President Obama’s Big Day: Off to a Good Start

After being up until 1:00 a.m., our new President attended a prayer service at the Washington National Cathedral.

He issued several executive orders, including:

  • A freeze on salaries for White House staff earning $100,000 or more.
  • New Freedom of Information Act rules, making it harder to keep the workings of government secret. (And requiring a third-party ruling before declaring communication or meetings secret.)
  • Saying, “The way to make government responsible is to hold it accountable,” he ordered new ethics rules for “a clean break from business as usual”—tighter ethics rules governing when administration officials can work on issues on which they previously lobbied governmental agencies, and banning them from lobbying his administration after leaving government service.

He also drafted an executive order calling for closing the Guantanamo Bay prison facility within a year, got things rolling on the economic stimulus package, and spoke with a number of Middle East leaders.

Despite what I would have predicted, I think I am going to like this guy.

(See http://www.cfrb.com/news/56/861993 and http://marketplace.publicradio.org/display/web/2009/01/21/pm_first_day_q/ .)

8 Replies to “President Obama’s Big Day: Off to a Good Start”

  1. Not bad at all , IM interested to see what he will do in regards to funding planned parenthood with taxpayer dollars on an international level , but Im glad for the apparent transparency

  2. I couldn’t believe the long string of tax-dodgers. I think I’m going to stop paying taxes and then just wait for the statute of limitations to expire.

    I kind of get the economic theories behind the stimulus, and we’re really never tried anything this big before.

    What really bugs me is that no one has lived up to the promise of smaller, more efficient, less intrusive government … despite claiming to be for it.

  3. There is an additional problem with this guy.. He claims that he is the transparency President, yet he has teams of lawyers dedicated to keeping his actual birth certificate private. He could put the whole thing to rest by just releasing the silly thing but he won’t. Transparency, I don’t think so…

    As for the trillions in pork he pushed through Congress (a bill no one read until after it was passed I might add) includes billions to help us make the transition to socialized medicine. No debate, just make it happen as a back door of some other bill. Not exatly what I would call transparent..

    I can’t wait to vote against this guy again…

  4. The evidence about the naturalized citizenship debate is presented rather well at Snopes.com, and don’t find Mr. Keyes’ alarmist hyperbole at all reassuring.

    The unread stimulus bill is a far more interesting point, although it illustrates what has become typical modus operandi for our legislators … pander, pander, raise money, waste money, waste money, waste money, waste money, waste money, and ignore our country’s highest good. Nearly all of our legislation passed goes unread. Indeed, it is not humanly possible to read it all. Was it the final version of the bill that went unread, or all the versions? The House and Senate each debated slightly different versions, so someone must have read something.

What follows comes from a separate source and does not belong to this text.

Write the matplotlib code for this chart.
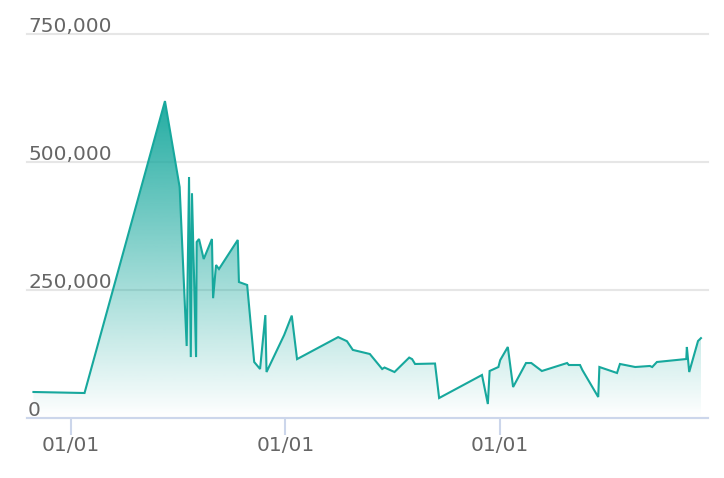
import matplotlib
matplotlib.use("Agg")
import matplotlib.pyplot as plt
import matplotlib.dates as mdates
import numpy as np
import pandas as pd
from matplotlib.colors import to_rgb

# serie
datas = [
    "2018-10-29", "2019-01-24", "2019-06-10", "2019-07-05", "2019-07-17",
    "2019-07-21", "2019-07-24", "2019-07-26", "2019-08-02", "2019-08-03",
    "2019-08-07", "2019-08-15", "2019-08-29", "2019-08-31", "2019-09-05",
    "2019-09-10", "2019-10-12", "2019-10-14", "2019-10-28", "2019-11-09",
    "2019-11-19", "2019-11-28", "2019-11-30", "2019-12-30", "2020-01-12",
    "2020-01-21", "2020-03-31", "2020-04-15", "2020-04-25", "2020-05-24",
    "2020-06-14", "2020-06-18", "2020-07-05", "2020-07-30", "2020-08-04",
    "2020-08-09", "2020-09-12", "2020-09-19", "2020-12-01", "2020-12-11",
    "2020-12-14", "2020-12-29", "2021-01-01", "2021-01-14", "2021-01-23",
    "2021-02-14", "2021-02-23", "2021-03-13", "2021-04-25", "2021-04-28",
    "2021-05-17", "2021-05-21", "2021-06-17", "2021-06-19", "2021-07-19",
    "2021-07-24", "2021-08-19", "2021-09-13", "2021-09-17", "2021-09-25",
    "2021-11-14", "2021-11-15", "2021-11-19", "2021-12-04", "2021-12-09",
]
valores = [
    50800, 48800, 619000, 451000, 140600,
    470700, 119000, 439000, 119000, 343700,
    349600, 310500, 349600, 234000, 298800,
    291000, 347700, 265600, 259800, 109400,
    95700, 201000, 89800, 162000, 200000,
    115000, 158000, 150000, 133000, 125000,
    95700, 98600, 89800, 118000, 115000,
    105500, 106400, 39000, 84000, 27300,
    91800, 99600, 113000, 138700, 60500,
    107400, 107400, 91800, 107400, 103500,
    103500, 93700, 41000, 99600, 87900,
    105500, 99600, 101600, 99600, 109400,
    115200, 138700, 89800, 150400, 156000,
]
yticks = [0, 250000, 500000, 750000]
xlim = ("2018-10-18", "2021-12-21")

COR = "#17a89d"
TEXTO = "#666666"

x = mdates.date2num(pd.to_datetime(datas))
y = np.array(valores, dtype=float)

fig = plt.figure(figsize=(7.24, 4.78), dpi=100)
ax = fig.add_axes([27 / 724, 1 - 418 / 478, 681 / 724, 384 / 478])

# area com degrade: cor cheia no topo, transparente na base
area = ax.fill_between(x, y, 0, color="none", lw=0)
rgb = to_rgb(COR)
grad = np.zeros((256, 1, 4))
grad[:, 0, :3] = rgb
grad[:, 0, 3] = np.linspace(0.95, 0, 256)
img = ax.imshow(grad, aspect="auto", extent=[x.min(), x.max(), 0, y.max()],
                origin="upper", zorder=1)
img.set_clip_path(area.get_paths()[0], transform=ax.transData)
ax.plot(x, y, color=COR, lw=1.5, zorder=3, solid_joinstyle="miter")

ax.set_xlim(mdates.date2num(pd.to_datetime(xlim[0])), mdates.date2num(pd.to_datetime(xlim[1])))
ax.set_ylim(0, 750000)

ax.set_axisbelow(True)
ax.set_yticks(yticks)
ax.yaxis.grid(True, color="#e6e6e6", lw=1.5)
for g in ax.yaxis.get_gridlines():
    g.set_clip_on(False)
ax.tick_params(axis="y", length=0, labelleft=False)
for v in yticks:
    ax.annotate(f"{v:,}", (0, v), xycoords=("axes fraction", "data"),
                xytext=(1, 2), textcoords="offset pixels", ha="left", va="baseline",
                fontsize=14.5, color=TEXTO, zorder=4)

ax.xaxis.set_major_locator(mdates.YearLocator())
ax.xaxis.set_major_formatter(mdates.DateFormatter("%m/%d"))
ax.tick_params(axis="x", length=12, width=1.5, color="#ccd6eb",
               labelsize=14.5, labelcolor=TEXTO, pad=1)

for lado in ("top", "right", "left"):
    ax.spines[lado].set_visible(False)
ax.spines["bottom"].set_color("#ccd6eb")
ax.spines["bottom"].set_linewidth(1.5)
ax.spines["bottom"].set_zorder(5)

fig.savefig("out.png", dpi=100)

    And, if we look at transparency, Obama has already reversed policy about Freedom of Information Act requests. Under President Bush, a FoIA request was denied in total if they could find “any legal reason,” to do so. Currently policy is to grant the request—or even every part of it possible—if there is no definitive, relevant legal reason to deny it.

    But don’t think I agree to all the policies and pork being put forth. I’m particularly disgusted with Obama’s pro-abortion position, and I find the Keynesian Economics to be a rather large gamble. (Nevertheless, there is a sort of logic to it. If the economic is shrinking by $x trillion, and we borrow that money to grow the economy again, we might be just fine … if (and herein is the huge gamble) we can pay it back reasonably.

    These are all huge issues and worthy of our time and debate. I strongly encourage you and our other readers to become more involved politically, particularly by writing your representatives at the state and federal level about the issues that matter most. The occasional vote does not do enough to garner their attention.

    Besides, I’m going Noocratic politically. Or maybe Rational Anarchist, after Heinlein.

    And it could be worse. You could live in Massachusetts.

  5. Very rational, somewhat critical report from The Economist: “The American Presidency: Learning the Hard Way.”

    Put bluntly, the Democrats are messing him around. They are pushing pro-trade-union legislation (notably a measure to get rid of secret ballots) even though he doesn’t want them to do so; they have been roughing up the bankers even though it makes his task of fixing the economy much harder; they have stuffed his stimulus package and his appropriations bill with pork, even though this damages him and his party in the eyes of the electorate. Worst of all, he is letting them get away with it.

    Very much worth a read.

    (Thanks much to Puneet Lambda for pointing out the article.)